Hoff, Mazor i Faggin nadal pracowali nad ulepszeniem mikroprocesora. Efektem tego w sierpniu 1973 stał się mikroprocesor Intel 8080. Zaczęło się od drobnej przeróbki układu 8008, ruszenie schematu wymagało jednak i tak opracowania nowych masek, więc Hoff i Faggin postanowili przebudować układ całkowicie. „W tym właśnie czasie zaczęła wchodzić technologia N-MOS, wykorzystaliśmy więc ją w 8080”. MOS, to skrót „metal-oxide on silicon — tlenek metalu na krzemie”, odmiana technologii mi-kroelektronicznej stosowanej w produkcji układów scalonych bardzo dużej integracji.

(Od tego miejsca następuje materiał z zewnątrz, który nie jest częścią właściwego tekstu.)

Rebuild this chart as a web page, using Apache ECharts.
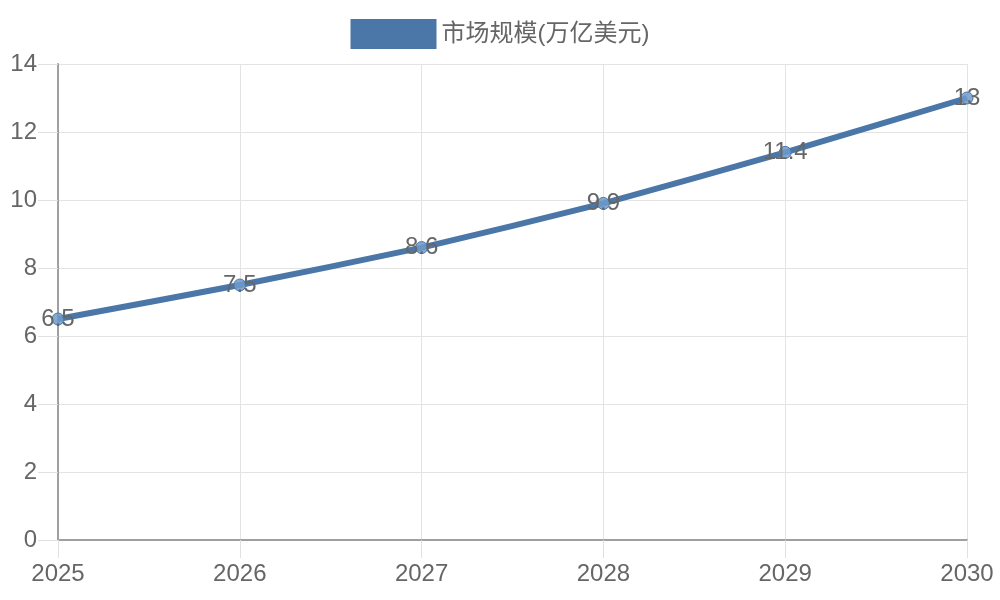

„Pod względem wielkości zbytu 8080 jest jednym z największych bestsellerów wszechczasów. Poleciało jak lawina” — mówi Hoff. W miarę jak doświadczenie zdobywane przez firmę w toku produkcji mikroprocesora pomagało przechodzić w dół „krzywej uczenia się”, cena 8080, która początkowo wynosiła 360 dol., zaczęła spadać. „Dziś” — mówi Hoff— „przy zakupie hurtowym 8080 kosztuje około 2,5 dol. za sztukę, a widziałem nawet pojedyncze egzemplarze sprzedawane w sklepach dla hobbystów po 2,95 dol. „Żartując Hoff wspomina o „prawie Gelbacha” — od nazwiska byłego szefa Wydziału Handlu, obecnie zaś wiceprezesa Intel. Prawo to głosi, iż „każdy scalak będzie kiedyś kosztował 5 dolarów — z wyjątkiem tych, które będą tańsze”.